Abstract

This essay considers the sound installation work of the British multimedia artist Brian Eno. Focusing on Eno’s so-called ‘ambient’ music, the essay asks to what extent this work can be read as an aesthetic intervention in contemporary cultures of musical listening that are driven and shaped by the instantaneous availability of music in digital formats. His sound installation 12 Seasons, written for the ‘Great Gallery’ of the Palace of Venaria Reala in Turin, is marked by slowly evolving melodic structures and textures that imply a culture of sustained listening. However, the installation process also saw Eno personally involved in the adaptation of the pre-recorded music to the acoustic properties of the gallery: this created a listening experience that could only be fully appreciated in the space for which the music was composed, given that the sound evolved as visitors moved through the gallery.

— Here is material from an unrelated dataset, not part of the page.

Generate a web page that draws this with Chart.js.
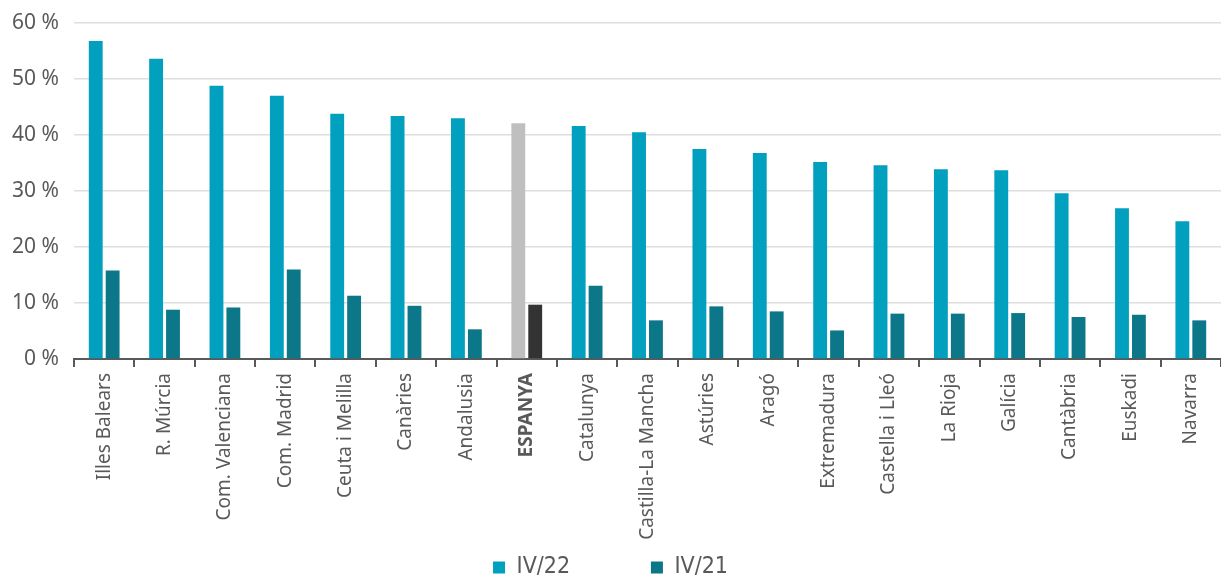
<!DOCTYPE html>
<html lang="ca">
<head>
    <meta charset="UTF-8">
    <title>IV/22 vs IV/21 per comunitat</title>
    <script src="https://cdn.jsdelivr.net/npm/chart.js"></script>
    <style>
        html, body { margin: 0; padding: 0; background: #fff; }
        #wrap { width: 1221px; height: 577px; position: relative; }
    </style>
</head>
<body>
    <div id="wrap"><canvas id="chart"></canvas></div>
    <script>
        const regions = ['Illes Balears', 'R. Múrcia', 'Com. Valenciana', 'Com. Madrid', 'Ceuta i Melilla',
            'Canàries', 'Andalusia', 'ESPANYA', 'Catalunya', 'Castilla-La Mancha', 'Astúries', 'Aragó',
            'Extremadura', 'Castella i Lleó', 'La Rioja', 'Galícia', 'Cantàbria', 'Euskadi', 'Navarra'];
        const iv22 = [56.8, 53.6, 48.8, 47.0, 43.8, 43.4, 43.0, 42.1, 41.6, 40.5, 37.5, 36.8, 35.2, 34.6, 33.9, 33.7, 29.6, 26.9, 24.6];
        const iv21 = [15.8, 8.8, 9.2, 16.0, 11.3, 9.5, 5.3, 9.7, 13.1, 6.9, 9.4, 8.5, 5.1, 8.1, 8.1, 8.2, 7.5, 7.9, 6.9];
        const yTicks = [0, 10, 20, 30, 40, 50, 60];
        const highlight = 'ESPANYA';

        const c22 = regions.map(r => r === highlight ? '#bfbfbf' : '#00a0be');
        const c21 = regions.map(r => r === highlight ? '#333333' : '#0b7788');

        new Chart(document.getElementById('chart'), {
            type: 'bar',
            data: {
                labels: regions,
                datasets: [
                    { label: 'IV/22', data: iv22, backgroundColor: c22, categoryPercentage: 0.56, barPercentage: 0.82 },
                    { label: 'IV/21', data: iv21, backgroundColor: c21, categoryPercentage: 0.56, barPercentage: 0.82 }
                ]
            },
            options: {
                responsive: true,
                maintainAspectRatio: false,
                animation: false,
                layout: { padding: { top: 23, right: 0, left: 0, bottom: -12 } },
                scales: {
                    x: {
                        grid: { drawOnChartArea: false, drawTicks: true, tickLength: 8, color: '#595959', lineWidth: 2 },
                        border: { color: '#595959', width: 2 },
                        ticks: {
                            minRotation: 90, maxRotation: 90, autoSkip: false, padding: 6,
                            color: '#595959',
                            font: ctx => ({ family: 'Noto Sans', size: 19, weight: regions[ctx.index] === highlight ? 'bold' : 'normal' })
                        },
                        afterFit: s => { s.height = 195; }
                    },
                    y: {
                        min: 0, max: 60,
                        afterBuildTicks: s => { s.ticks = yTicks.map(v => ({ value: v })); },
                        grid: { color: '#dedede', lineWidth: 1.5, drawTicks: false },
                        border: { display: false },
                        ticks: {
                            padding: 15, color: '#595959',
                            font: { family: 'Noto Sans', size: 21 },
                            callback: v => v + ' %'
                        },
                        afterFit: s => { s.width = 74; s.paddingTop = 0; s.paddingBottom = 0; }
                    }
                },
                plugins: {
                    legend: {
                        position: 'bottom',
                        labels: {
                            boxWidth: 12, boxHeight: 12, padding: 2,
                            color: '#595959',
                            font: { family: "'DejaVu Sans Condensed', 'Liberation Sans Narrow', Roboto", size: 23 },
                            generateLabels: chart => chart.data.datasets.map((d, i) => ({
                                text: d.label + (i === 0 ? '            ' : ''),
                                fillStyle: d.backgroundColor[0],
                                strokeStyle: d.backgroundColor[0],
                                lineWidth: 0,
                                datasetIndex: i,
                                fontColor: '#595959'
                            }))
                        }
                    },
                    tooltip: { enabled: false }
                }
            }
        });
    </script>
</body>
</html>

Examining Eno’s compositional technique, installation practice and its underpinning musical theory, the essay asks to what extent 12 Seasons and similar works offer a spatially variable listening experience, which critiques the present trend of accessing music through lo-fidelity digital files and re-enforces the need for attentive listening over extended time. It asks, further, whether Eno is thus making a wider artistic protest against the contemporary hyper-consumption of cultural products, criticized by contemporary sociologists, which seems to value the acquisition of new aesthetic material over sustained engagement with it.